The 5-foot-9, 162-pound junior was targeted six times, all in the first half. Quarterback Austin Jim On (16-for-26, 146 yards, no picks) found sure-handed Tyler Teruya more often. Teruya was targeted 10 times and made nine catches for 63 yards.
Nick Kennedy was targeted three times (two receptions, 35 yards). Connor Ohira was less fortunate (four targets, one catch, 4 yards). Connor Hannum (one target) and Brent Nagami (two targets, one grab, 1 yard) got looks in the second half.
In all, Saint Louis’ defense allowed just 5.3 yards per pass attempt, which is excellent.
Against a conservative Raiders defense, Crusader QBs Tagovailoa and Kuhns spread the ball around, connecting with 10 different receivers. One incompletion. Not 100-percent sure, but 25-for-26 might be close to a record for accuracy for any team with at least 20 or 25 attempts.
Their first six pass attempts went to five different teammates and no Crusader was targeted more than four times. There’s a certain discipline to staying within the offense, making reads and trusting receivers enough to let the ball go.
Maybe Saint Louis could just air it out to Drew Kobayashi (who received a scholarship offer from Cal last week) with eight to 10 bombs every game, but force-feeding is not what they do. Right now, Tagovailoa’s reads seem to be in tune with OC Ron Lee. Fun for Crusader fans. Not so fun for opposing defensive backs.
• Spectators at Eddie Hamada Field (a.k.a. Kozuki Stadium) may have notice a change this fall. The new scoreboard is bigger, wider and more easily viewed. But it doesn’t have the old “Eddie Hamada Field” title on it like the old one did.

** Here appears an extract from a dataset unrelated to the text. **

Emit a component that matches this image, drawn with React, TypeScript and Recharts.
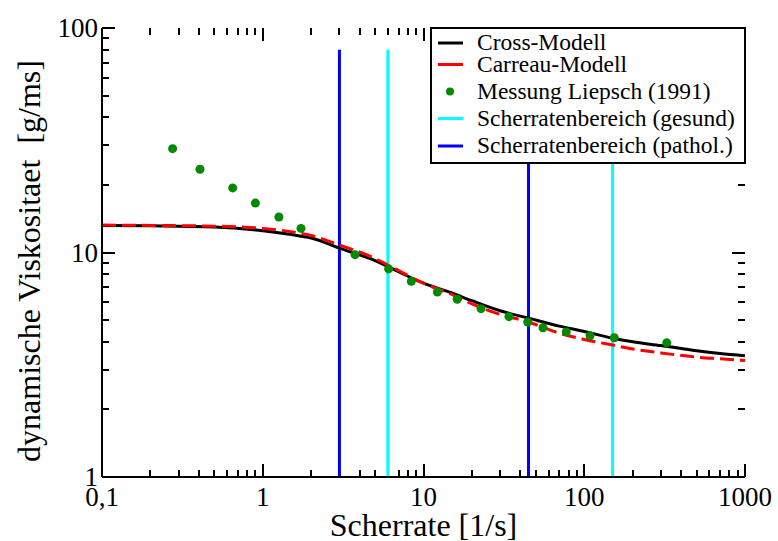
import { ComposedChart, Line, XAxis, YAxis, ReferenceLine } from 'recharts'

// shear rate [1/s]
const curveX = [0.1, 0.2, 0.5, 1, 1.7, 2, 3, 5, 6, 10, 15, 20, 30, 45, 70, 100, 150, 200, 300, 500, 700, 1000]
const crossY = [13.2, 13.15, 13.0, 12.5, 11.85, 11.6, 10.45, 9.2, 8.65, 7.3, 6.6, 6.1, 5.5, 5.1, 4.7, 4.45, 4.15, 4.0, 3.85, 3.65, 3.55, 3.47]
const carreauY = [13.25, 13.2, 13.1, 12.8, 12.2, 11.9, 10.8, 9.4, 8.8, 7.3, 6.5, 5.9, 5.3, 4.9, 4.37, 4.1, 3.87, 3.72, 3.57, 3.42, 3.36, 3.3]

const measX = [0.275, 0.407, 0.65, 0.9, 1.26, 1.73, 3.75, 6.07, 8.4, 12.2, 16.2, 22.8, 34, 44.5, 55.4, 77.3, 108.6, 153.8, 326]
const measY = [29.0, 23.5, 19.4, 16.6, 14.4, 12.8, 9.78, 8.45, 7.44, 6.67, 6.19, 5.62, 5.18, 4.9, 4.62, 4.43, 4.26, 4.17, 3.96]

const healthyRange = [6, 150]
const patholRange = [3, 45]
const rangeTop = 80

const xMajor = [0.1, 1, 10, 100, 1000]
const xLabels = ['0,1', '1', '10', '100', '1000']
const yMajor = [1, 10, 100]
const yLabels = ['1', '10', '100']

const FONT = 'Liberation Serif, Times New Roman, serif'

const pts = (xs: number[], ys: number[]) => xs.map((x, i) => ({ x, y: ys[i] }))
const vline = (x: number) => [{ x, y: 1 }, { x, y: rangeTop }]

// 2..9 of every decade
const minorTicks = (majors: number[]) => {
  const out: number[] = []
  majors.slice(0, -1).forEach(m => { for (let k = 2; k < 10; k++) out.push(m * k) })
  return out
}
const xMinor = minorTicks(xMajor)
const yMinor = minorTicks(yMajor)
const labelOf = (arr: number[], labels: string[], v: number) =>
  labels[arr.findIndex(m => Math.abs(v / m - 1) < 1e-6)] ?? ''

// inward tick length as a factor on the log axes (~13px major, ~7px minor)
const yTickF = { major: 1.143, minor: 1.074 }
const xTickF = { major: 1.205, minor: 1.105 }
const [xLo, xHi] = [0.1, 1000]
const [yLo, yHi] = [1, 100]

const tickSegs = () => {
  const segs: { key: string; s: { x: number; y: number }[] }[] = []
  const xs = [...xMajor.map(v => [v, yTickF.major]), ...xMinor.map(v => [v, yTickF.minor])]
  xs.forEach(([v, f], i) => {
    segs.push({ key: 'b' + i, s: [{ x: v, y: yLo }, { x: v, y: yLo * f }] })
    segs.push({ key: 't' + i, s: [{ x: v, y: yHi }, { x: v, y: yHi / f }] })
  })
  const ys = [...yMajor.map(v => [v, xTickF.major]), ...yMinor.map(v => [v, xTickF.minor])]
  ys.forEach(([v, f], i) => {
    segs.push({ key: 'l' + i, s: [{ x: xLo, y: v }, { x: xLo * f, y: v }] })
    segs.push({ key: 'r' + i, s: [{ x: xHi, y: v }, { x: xHi / f, y: v }] })
  })
  return segs
}

const XLabel = ({ x, y, payload }: any) => (
  <text x={x} y={y + 29} textAnchor="middle" fontSize={27} fontFamily={FONT} fill="#000">
    {labelOf(xMajor, xLabels, payload.value)}
  </text>
)

const YLabel = ({ x, y, payload }: any) => (
  <text x={x - 4} y={y + 9} textAnchor="end" fontSize={27} fontFamily={FONT} fill="#000">
    {labelOf(yMajor, yLabels, payload.value)}
  </text>
)

const legendItems = [
  { name: 'Cross-Modell', color: '#000000', kind: 'line' },
  { name: 'Carreau-Modell', color: '#ff0000', kind: 'line' },
  { name: 'Messung Liepsch (1991)', color: '#008a00', kind: 'dot' },
  { name: 'Scherratenbereich (gesund)', color: '#00ffff', kind: 'line' },
  { name: 'Scherratenbereich (pathol.)', color: '#0000ff', kind: 'line' },
]
const legendRowY = [16, 37.5, 64.5, 91.5, 119]

const LegendBox = () => (
  <svg width={316} height={137} style={{ position: 'absolute', left: 430, top: 27 }}>
    <rect x={1} y={1} width={314} height={135} fill="#fff" stroke="#000" strokeWidth={2} />
    {legendItems.map((it, i) => (
      <g key={it.name}>
        {it.kind === 'line'
          ? <line x1={8} x2={33} y1={legendRowY[i]} y2={legendRowY[i]} stroke={it.color} strokeWidth={3} />
          : <circle cx={20} cy={legendRowY[i]} r={4} fill={it.color} />}
        <text x={47} y={legendRowY[i] + 7} fontSize={23.5} fontFamily={FONT} fill="#000">{it.name}</text>
      </g>
    ))}
  </svg>
)

const frame = { stroke: '#000', strokeWidth: 2 }
const xCommon = { type: 'number' as const, dataKey: 'x', scale: 'log' as const, domain: [xLo, xHi], interval: 0, tickSize: 0, tickMargin: 0, tickLine: false }
const yCommon = { type: 'number' as const, dataKey: 'y', scale: 'log' as const, domain: [yLo, yHi], interval: 0, tickSize: 0, tickMargin: 0, tickLine: false }

export default function App() {
  return (
    <div style={{ position: 'absolute', left: 0, top: 0, width: 778, height: 541 }}>
      <ComposedChart width={778} height={541} margin={{ top: 28, right: 33, left: 42, bottom: 24 }}>
        <XAxis
          xAxisId="b"
          {...xCommon}
          ticks={xMajor}
          height={40}
          tick={<XLabel />}
          axisLine={frame}
          label={{
            content: ({ viewBox }: any) => (
              <text x={viewBox.x + viewBox.width / 2} y={536} textAnchor="middle"
                fontSize={32} fontFamily={FONT} fill="#000">Scherrate [1/s]</text>
            ),
          }}
        />
        <XAxis xAxisId="t" orientation="top" {...xCommon} ticks={xMajor} height={0} tick={false} axisLine={frame} />
        <YAxis
          yAxisId="l"
          {...yCommon}
          ticks={yMajor}
          width={60}
          tick={<YLabel />}
          axisLine={frame}
          label={{
            content: () => (
              <text x={40} y={261} textAnchor="middle" transform="rotate(-90, 40, 261)"
                fontSize={32} fontFamily={FONT} fill="#000" style={{ whiteSpace: 'pre' }}>
                {'dynamische Viskositaet  [g/ms]'}
              </text>
            ),
          }}
        />
        <YAxis yAxisId="r" orientation="right" {...yCommon} ticks={yMajor} width={0} tick={false} axisLine={frame} />

        {tickSegs().map(t => (
          <ReferenceLine key={t.key} xAxisId="b" yAxisId="l" segment={t.s} stroke="#000" strokeWidth={2}
            ifOverflow="visible" shapeRendering="crispEdges" />
        ))}

        {patholRange.map((x, i) => (
          <Line key={'p' + i} xAxisId="b" yAxisId="l" data={vline(x)} dataKey="y" stroke="#0000ff"
            strokeWidth={3} dot={false} isAnimationActive={false} />
        ))}
        {healthyRange.map((x, i) => (
          <Line key={'h' + i} xAxisId="b" yAxisId="l" data={vline(x)} dataKey="y" stroke="#00ffff"
            strokeWidth={3} dot={false} isAnimationActive={false} />
        ))}
        <Line xAxisId="b" yAxisId="l" data={pts(curveX, crossY)} dataKey="y" type="monotone"
          stroke="#000" strokeWidth={3} dot={false} isAnimationActive={false} />
        <Line xAxisId="b" yAxisId="l" data={pts(curveX, carreauY)} dataKey="y" type="monotone"
          stroke="#ff0000" strokeWidth={3} strokeDasharray="14 6" dot={false} isAnimationActive={false} />
        <Line xAxisId="b" yAxisId="l" data={pts(measX, measY)} dataKey="y" stroke="none"
          dot={{ r: 4.5, fill: '#008a00', stroke: 'none' }} isAnimationActive={false} />
      </ComposedChart>
      <LegendBox />
    </div>
  )
}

Coach Look is well aware and hopes to get that added to the new scoreboard soon. Rewind the clock some years back and the facility was metal bleachers (very hot on a sunny afternoon) next to tennis courts, an old ice cream machine (I miss that thing) and an awesome ice-cold water fountain.
Change is good in other ways, though. The facility’s press box is beautiful, air-conditioned, windows are tinted. Seats are in the shade. Still, the late Coach Hamada himself probably would prefer that his name not be on the scoreboard. He’d probably prefer “One Team” up there.
Maybe there’s room for both.
• Crystal ball. At 2-1 (1-1 ILH), the Raiders are still the favorite to repeat as ILH D-II champions — depth or not so much depth. Jim On is still one of the top 10 QBs in the state, operating a balanced attack that excels at spreading defenses across from sideline to sideline. He is usually extremely efficient.
Saint Louis is 2-3, but all that matters is their ILH mark: 2-1. A strong finish — Kamehameha this weekend, followed by St. Francis and Damien — leading into the playoffs would give them a chance at first place and a playoff bye. But with a single round-robin format, it would take 1) a win over Kamehameha (and running the table), and 2) a Kamehameha win over Punahou. That would leave all three D-I teams tied, assuming they run the table against their D-II opponents.
In any event, Saint Louis is guaranteed a playoff berth. No team in the Top 10 has endured ups and downs — or as rigorous as preseason schedule. They may be building toward the future, but they may also find the future is going to be here sooner rather than later.